▸ Information given
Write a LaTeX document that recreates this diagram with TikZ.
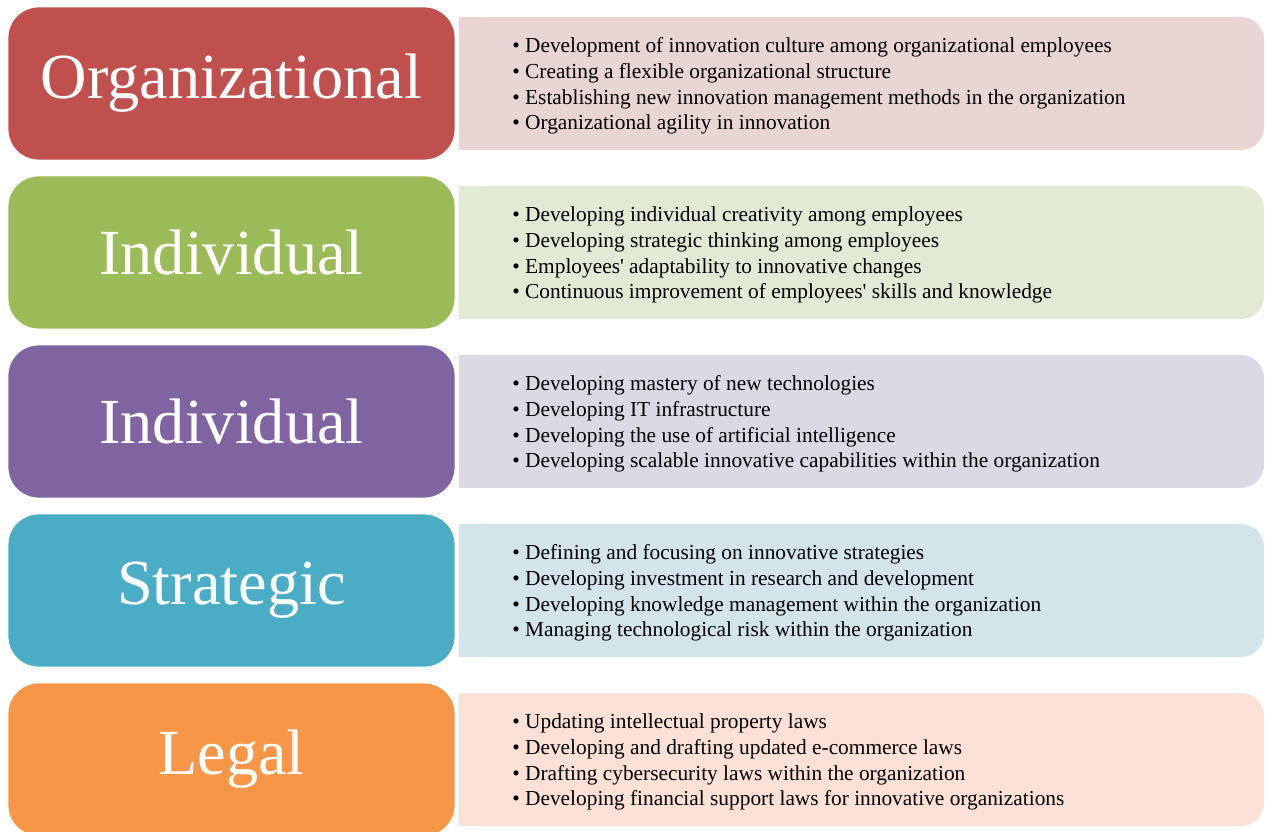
\documentclass[tikz,border=0pt]{standalone}
\usepackage{fontspec}
\setmainfont{Liberation Serif}
\usepackage{xcolor}
\usetikzlibrary{positioning}
\definecolor{DimOrg}{HTML}{C0504D}
\definecolor{DimInd}{HTML}{9BBB59}
\definecolor{DimTec}{HTML}{8064A2}
\definecolor{DimStr}{HTML}{4BACC6}
\definecolor{DimLeg}{HTML}{F79646}
\definecolor{BgOrg}{HTML}{EAD5D5}
\definecolor{BgInd}{HTML}{E2EAD6}
\definecolor{BgTec}{HTML}{DDD9E4}
\definecolor{BgStr}{HTML}{D4E4EB}
\definecolor{BgLeg}{HTML}{FBE0D5}

\begin{document}
\begin{tikzpicture}[
  head/.style={draw=white,line width=1.6pt,rounded corners=18pt,minimum width=8.98cm,
               minimum height=3.1cm,inner sep=0pt,text=white,font=\fontsize{36.6}{40}\selectfont},
  panel/.style={rounded corners=13pt,minimum width=16.1cm,minimum height=2.66cm,inner sep=0pt},
  items/.style={anchor=west,align=left,inner sep=0pt,text=black,
                font=\fontsize{12.15}{14.7}\selectfont},
]
\useasboundingbox (0,0) rectangle (25.32,-16.64);
\clip (0,0) rectangle (25.32,-16.64);

% light panels behind the headers (square on the left side)
\node[panel,fill=BgOrg] (p1) at (17.23,-1.67)  {};
\node[panel,fill=BgInd] (p2) at (17.23,-5.05)  {};
\node[panel,fill=BgTec] (p3) at (17.23,-8.43)  {};
\node[panel,fill=BgStr] (p4) at (17.23,-11.81) {};
\node[panel,fill=BgLeg] (p5) at (17.23,-15.19) {};
\foreach \i/\c in {1/BgOrg,2/BgInd,3/BgTec,4/BgStr,5/BgLeg}
  \fill[\c] (p\i.north west) rectangle (p\i.south);

% coloured headers
\node[head,fill=DimOrg] (h1) at (4.63,-1.67)  {Organizational};
\node[head,fill=DimInd] (h2) at (4.63,-5.05)  {Individual};
\node[head,fill=DimTec] (h3) at (4.63,-8.43)  {Individual};
\node[head,fill=DimStr] (h4) at (4.63,-11.81) {Strategic};
\node[head,fill=DimLeg] (h5) at (4.63,-15.19) {Legal};

% bullet lists
\node[items] (l1) at (10.24,-1.72) {\textbullet\ Development of innovation culture among organizational employees\\
  \textbullet\ Creating a flexible organizational structure\\
  \textbullet\ Establishing new innovation management methods in the organization\\
  \textbullet\ Organizational agility in innovation};
\node[items] (l2) at (10.24,-5.10) {\textbullet\ Developing individual creativity among employees\\
  \textbullet\ Developing strategic thinking among employees\\
  \textbullet\ Employees\textquotesingle\ adaptability to innovative changes\\
  \textbullet\ Continuous improvement of employees\textquotesingle\ skills and knowledge};
\node[items] (l3) at (10.24,-8.48) {\textbullet\ Developing mastery of new technologies\\
  \textbullet\ Developing IT infrastructure\\
  \textbullet\ Developing the use of artificial intelligence\\
  \textbullet\ Developing scalable innovative capabilities within the organization};
\node[items] (l4) at (10.24,-11.86) {\textbullet\ Defining and focusing on innovative strategies\\
  \textbullet\ Developing investment in research and development\\
  \textbullet\ Developing knowledge management within the organization\\
  \textbullet\ Managing technological risk within the organization};
\node[items] (l5) at (10.24,-15.24) {\textbullet\ Updating intellectual property laws\\
  \textbullet\ Developing and drafting updated e-commerce laws\\
  \textbullet\ Drafting cybersecurity laws within the organization\\
  \textbullet\ Developing financial support laws for innovative organizations};
\end{tikzpicture}
\end{document}
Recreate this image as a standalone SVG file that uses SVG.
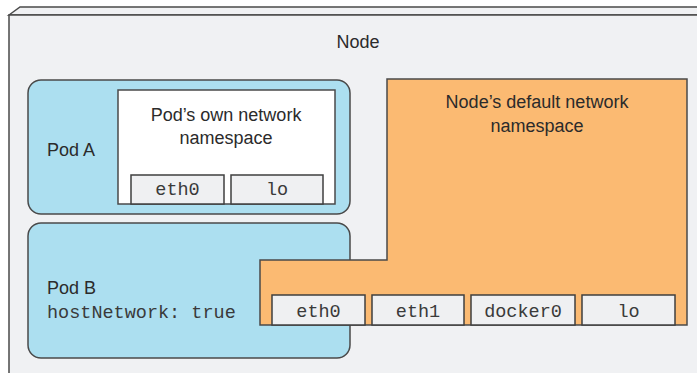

▸ Requirements
Copy and report every line where the word "this" is present.

▸ Output
Write a LaTeX document that recreates this diagram with TikZ.
Recreate this image as a standalone SVG file that uses SVG.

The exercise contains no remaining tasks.